La Riforma Moratti prende le distanze da una concezione "democratica" della Scuola (di massa) coltivata in Italia fin dal 1962 e ancor più decisamente dal 1971 e propugna un cambiamento di direzione netto,. sia dal punto di vista degli sbocchi formativi che istituzionali ( lo Stato segue i Licei e la scuola disinteressata, le Regioni seguono la formazione professionale, la Scuola interessata alle opportunità occupazionali locali, al territorio, al lavoro ).

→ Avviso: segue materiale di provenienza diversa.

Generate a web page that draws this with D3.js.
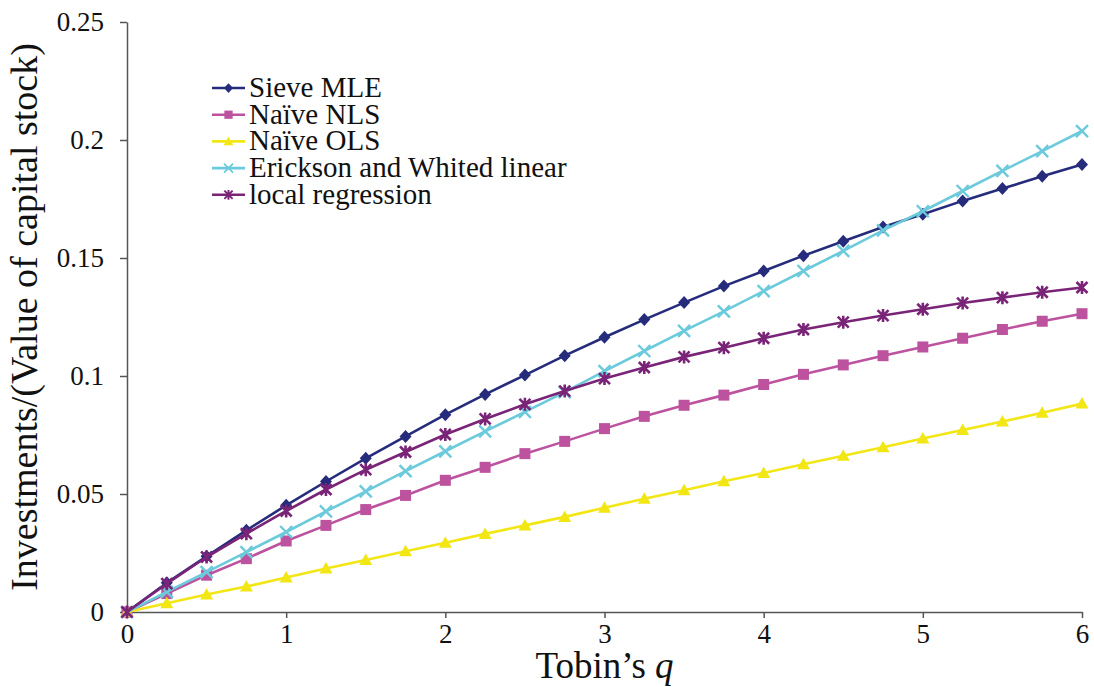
<!DOCTYPE html>
<html>
<head>
<meta charset="UTF-8">
<script src="https://d3js.org/d3.v7.min.js"></script>
</head>
<body style="margin:0">
<svg width="1094" height="687"></svg>
<script>
const qValues = [0, 0.25, 0.5, 0.75, 1, 1.25, 1.5, 1.75, 2, 2.25, 2.5, 2.75, 3,
                 3.25, 3.5, 3.75, 4, 4.25, 4.5, 4.75, 5, 5.25, 5.5, 5.75, 6];

const sieveMLE = [0, 0.0124, 0.0236, 0.0346, 0.0452, 0.0553, 0.0651, 0.0744, 0.0836, 0.0922,
                  0.1004, 0.1086, 0.1164, 0.1239, 0.1311, 0.1381, 0.1445, 0.1510, 0.1571,
                  0.1631, 0.1685, 0.1742, 0.1794, 0.1846, 0.1896];
const naiveNLS = [0, 0.0078, 0.0156, 0.0226, 0.0301, 0.0367, 0.0434, 0.0494, 0.0558, 0.0613,
                  0.0671, 0.0723, 0.0777, 0.0829, 0.0876, 0.0919, 0.0964, 0.1007, 0.1047,
                  0.1086, 0.1123, 0.1160, 0.1197, 0.1232, 0.1264];
const naiveOLS = [0, 0.0037, 0.0074, 0.0108, 0.0146, 0.0184, 0.0220, 0.0257, 0.0293, 0.0331,
                  0.0367, 0.0403, 0.0442, 0.0480, 0.0516, 0.0554, 0.0589, 0.0626, 0.0662,
                  0.0698, 0.0735, 0.0771, 0.0807, 0.0844, 0.0883];
const ericksonWhited = [0, 0.0085, 0.0169, 0.0254, 0.0339, 0.0426, 0.0511, 0.0597, 0.0681, 0.0765,
                        0.0848, 0.0932, 0.1021, 0.1106, 0.1191, 0.1274, 0.1360, 0.1445, 0.1530,
                        0.1617, 0.1698, 0.1784, 0.1869, 0.1953, 0.2038];
const localRegression = [0, 0.0120, 0.0233, 0.0332, 0.0428, 0.0519, 0.0603, 0.0678, 0.0752, 0.0818,
                         0.0880, 0.0936, 0.0989, 0.1036, 0.1081, 0.1120, 0.1160, 0.1197, 0.1228,
                         0.1256, 0.1283, 0.1309, 0.1332, 0.1355, 0.1375];

const seriesNames = ["Sieve MLE", "Naïve NLS", "Naïve OLS", "Erickson and Whited linear", "local regression"];
const seriesValues = [sieveMLE, naiveNLS, naiveOLS, ericksonWhited, localRegression];
const seriesColors = ["#262c7c", "#bd529f", "#f2e614", "#6bcadb", "#7a2478"];
const seriesSymbols = ["diamond", "square", "triangle", "cross", "star"];

const xTicks = [0, 1, 2, 3, 4, 5, 6];
const yTicks = [0, 0.05, 0.1, 0.15, 0.2, 0.25];
const yTickLabels = ["0", "0.05", "0.1", "0.15", "0.2", "0.25"];

const fontName = "Liberation Serif";
const svg = d3.select("svg");
const margin = { left: 127, top: 22, right: 12, bottom: 75 };
const width = 1094, height = 687;

const x = d3.scaleLinear().domain([0, 6]).range([margin.left, width - margin.right]);
const y = d3.scaleLinear().domain([0, 0.25]).range([height - margin.bottom, margin.top]);

// put a serif face on a text selection
function serifText(sel, size) {
  sel.style("font-family", fontName).style("font-size", size + "px").attr("fill", "#111");
}

// axes
const xAxis = svg.append("g")
  .attr("transform", `translate(0,${y(0)})`)
  .call(d3.axisBottom(x).tickValues(xTicks).tickSize(6).tickSizeOuter(0).tickPadding(6).tickFormat(d3.format("d")));

const yAxis = svg.append("g")
  .attr("transform", `translate(${x(0)},0)`)
  .call(d3.axisLeft(y).tickValues(yTicks).tickSize(7).tickSizeOuter(0).tickPadding(16)
    .tickFormat((d, i) => yTickLabels[i]));

[xAxis, yAxis].forEach(g => {
  g.attr("font-family", null).attr("font-size", null);
  g.selectAll("path, line").attr("stroke", "#555").attr("stroke-width", 1.5);
  g.selectAll("text").call(serifText, 27);
});

// marker shapes
function drawMarker(sel, kind, color) {
  if (kind === "diamond") {
    sel.append("path").attr("d", "M0,-6.5L6,0L0,6.5L-6,0Z").attr("fill", color);
  } else if (kind === "square") {
    sel.append("rect").attr("x", -5.5).attr("y", -5.5).attr("width", 11).attr("height", 11).attr("fill", color);
  } else if (kind === "triangle") {
    sel.append("path").attr("d", "M0,-6.5L6.5,5L-6.5,5Z").attr("fill", color);
  } else if (kind === "cross") {
    sel.append("path").attr("d", "M-6,-6L6,6M-6,6L6,-6").attr("stroke", color).attr("stroke-width", 2.4).attr("fill", "none");
  } else if (kind === "star") {
    sel.append("path").attr("d", "M-5.5,-5.5L5.5,5.5M-5.5,5.5L5.5,-5.5M0,-6.5V6.5")
      .attr("stroke", color).attr("stroke-width", 2.6).attr("fill", "none");
  }
}

const line = d3.line().x((d, i) => x(qValues[i])).y(d => y(d));

seriesValues.forEach((vals, s) => {
  const g = svg.append("g");
  g.append("path")
    .attr("fill", "none")
    .attr("stroke-width", 2.6)
    .attr("stroke", seriesColors[s])
    .attr("d", line(vals));
  g.selectAll("g.pt")
    .data(vals)
    .join("g")
    .attr("class", "pt")
    .attr("transform", (d, i) => `translate(${x(qValues[i])},${y(d)})`)
    .each(function() { drawMarker(d3.select(this), seriesSymbols[s], seriesColors[s]); });
});

// legend
const legend = svg.append("g").attr("transform", "translate(212,88)");
seriesNames.forEach((name, s) => {
  const row = legend.append("g").attr("transform", `translate(0,${s * 26.7})`);
  row.append("line").attr("x1", 0).attr("x2", 33).attr("y1", 0).attr("y2", 0)
    .attr("stroke", seriesColors[s]).attr("stroke-width", 2.6);
  const m = row.append("g").attr("transform", "translate(16.5,0) scale(0.75)");
  drawMarker(m, seriesSymbols[s], seriesColors[s]);
  row.append("text").attr("x", 37).attr("y", 9).text(name).call(serifText, 29);
});

// titles
const xt = svg.append("text")
  .attr("x", x(3)).attr("y", 678).attr("text-anchor", "middle")
  .call(serifText, 37);
xt.append("tspan").text("Tobin\u2019s ");
xt.append("tspan").style("font-style", "italic").text("q");

svg.append("text")
  .attr("transform", `translate(37,${(margin.top + y(0)) / 2}) rotate(-90)`)
  .attr("text-anchor", "middle")
  .text("Investments/(Value of capital stock)")
  .call(serifText, 38);
</script>
</body>
</html>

Il caso più eclatante, ma esemplificativo del modello di ordinamento scolastico proposto, ci viene dall’art. 4 sulla formazione in alternanza scuolalavoro, dove l’età di avvio è prevista a 15 anni, ( quando la Scuola media termina un anno e mezzo prima) come se dovesse riguardare esclusivamente i ragazzi cosidetti "drop out", i pluri-ripetenti, i ragazzi a perdere.

Non possiamo allora leggere la proposta di Legge- delega entrando immediatamente nelle ingegnerie degli anticipi o di articoli di Legge ridotti all’essenziale ( in termini di contenuti espressi per rendere minimale o massimalista l’aggancio critico e culturale), ma dobbiamo invece cogliere il cambio di scenario che ci viene indicato e ora anche anticipato dalla Finanziaria e dalle Ordinanze Ministeriali e dalle Circolari sugli organici, la formazione delle classi, l’integrazione dei ragazzi disabili.

La concezione liberal-conservatrice, quella che ha ispirato la Riforma Gentile del 1923, ha certamente una sua legittimità culturale ( e forse una trasversalità di sostenitori inimmaginabile) ed è senza dubbio propugnata da molti che vogliono " liquidare una volta per tutte la mentalità astratta e giacobina " per farci uscire " dai fiumi e dai miti della retorica egualitaria e livellatrice", ma allora è giusto e bene che alle parole seguano i fatti.

Ci è stato detto che gli insegnanti, i dirigenti, gli studenti e i genitori dovranno essere consultati perché è inimmaginabile che siano obbligati a realizzare una riforma non voluta.

Per capire allora chi siamo e che cosa vogliamo, aspettiamo fiduciosi che il Ministro Moratti apra le consultazioni, che ci sono state promesse, anzi quasi sbattute in faccia. La delega al Ministro non esclude che siano sentiti i protagonisti del fare scuola.